Sabina Misoch ist Soziologin und Professorin für Altersforschung an der FH Bern.

Inwiefern?
Beispielsweise tragen ein hoher Grad an Gewissenhaftigkeit und ein tiefer Grad an Neurotizismus, also emotionaler Labilität, zur Langlebigkeit bei. Dies, weil gewissenhafte Menschen Regeln, die sie sich auferlegen – etwa täglich eine Stunde Bewegung – tatsächlich befolgen. Emotional stabile Menschen sind weniger von Ängsten und Unzufriedenheit betroffen. Dies muss aber noch weiter erforscht werden.

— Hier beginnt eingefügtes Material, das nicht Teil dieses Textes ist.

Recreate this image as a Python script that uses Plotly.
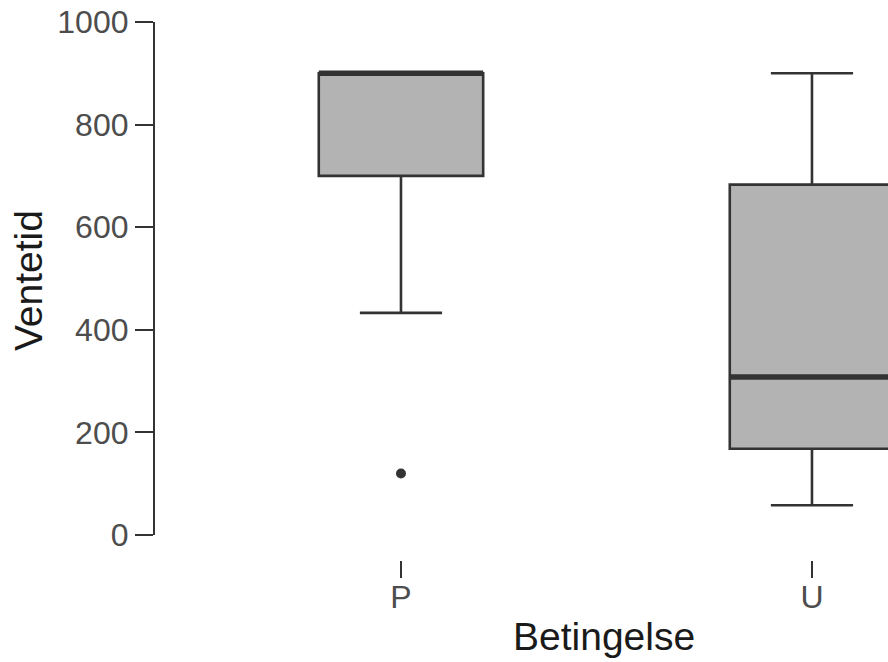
import plotly.graph_objects as go

categories = ["P", "U"]
q1 = [700, 168]
medians = [900, 308]
q3 = [900, 683]
lower_whisker = [433, 58]
upper_whisker = [900, 900]
outlier_cats = ["P"]
outlier_vals = [120]
y_ticks = [0, 200, 400, 600, 800, 1000]

LINE = "#333333"
FILL = "#b3b3b3"
FONT = "Liberation Sans, Arial, sans-serif"
BOXW = 0.4

fig = go.Figure()
fig.add_trace(go.Box(
    x=categories, q1=q1, median=medians, q3=q3,
    lowerfence=lower_whisker, upperfence=upper_whisker,
    fillcolor=FILL, line=dict(color=LINE, width=2.6),
    width=BOXW, whiskerwidth=0.5, boxpoints=False, showlegend=False,
    hoverinfo="skip",
))
fig.add_trace(go.Scatter(
    x=outlier_cats, y=outlier_vals, mode="markers",
    marker=dict(color=LINE, size=10), showlegend=False, hoverinfo="skip",
))

for i, m in enumerate(medians):
    fig.add_shape(type="line", xref="x", yref="y",
                  x0=i - BOXW / 2, x1=i + BOXW / 2, y0=m, y1=m,
                  line=dict(color=LINE, width=5.5), layer="above")

fig.update_layout(
    width=888, height=662,
    margin=dict(l=155, r=0, t=22, b=102),
    paper_bgcolor="white", plot_bgcolor="white",
    font=dict(family=FONT, color="#4d4d4d", size=32),
    xaxis=dict(
        type="category", categoryorder="array", categoryarray=categories,
        range=[-0.5985, 1.185], anchor="free", position=0,
        showline=False, showgrid=False, zeroline=False,
        ticks="outside", ticklen=17, tickwidth=2, tickcolor=LINE,
        tickfont=dict(size=32, color="#4d4d4d"),
        ticklabelstandoff=-8,
    ),
    yaxis=dict(
        domain=[0.0465, 1], range=[0, 1000],
        tickvals=y_ticks, ticktext=[str(v) for v in y_ticks],
        showline=True, linecolor=LINE, linewidth=2.2,
        showgrid=False, zeroline=False,
        ticks="outside", ticklen=18, tickwidth=2.2, tickcolor=LINE,
        tickfont=dict(size=32, color="#4d4d4d"),
    ),
    annotations=[
        dict(text="Betingelse", xref="paper", yref="paper",
             x=0.6125, y=-0.143, xanchor="center", yanchor="middle",
             showarrow=False, font=dict(size=39, color="#1a1a1a")),
        dict(text="Ventetid", xref="paper", yref="paper",
             x=-0.1733, y=0.5204, xanchor="center", yanchor="middle",
             textangle=-90, showarrow=False,
             font=dict(size=39, color="#1a1a1a")),
    ],
)

fig.write_html(
    "out.html",
    config={"displayModeBar": False},
    post_script="document.body.style.margin='0';document.body.style.overflow='hidden';",
)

Sie haben sowohl auf Okinawa als auch in der Schweiz alte Menschen interviewt. Welche Parallelen stellten Sie fest?
Sie alle verbindet eine positive Lebenseinstellung. Diese scheint für ein langes und gesundes Leben entscheidend zu sein. Altern ist mit vielen Verlusten verbunden: Weggefährten sterben, und körperliche Gebrechen nehmen zu. Die Menschen, die ich befragte, gingen sehr gut damit um. Ebenfalls wichtig ist es, interessiert und engagiert zu bleiben. Auf Okinawa gibt es kein Verständnis von Pensionierung. Die Menschen auf dem Land gehen weiterhin ihren Tätigkeiten nach.

Weshalb ist das gut?
Es gibt ihnen das Gefühl, gebraucht zu werden und ein wichtiger Teil der Gesellschaft zu sein. Auf Okinawa haben die Menschen generationenübergreifend einen engen Zusammenhalt. Die soziale Integration stärkt die Älteren.

Welche weiteren Kraftquellen haben Sie ausgemacht?
Die Spiritualität oder Religiosität. Der Glaube, dass alles kommt, wie es kommen muss, oder Techniken wie Meditation können helfen, Stress abzubauen.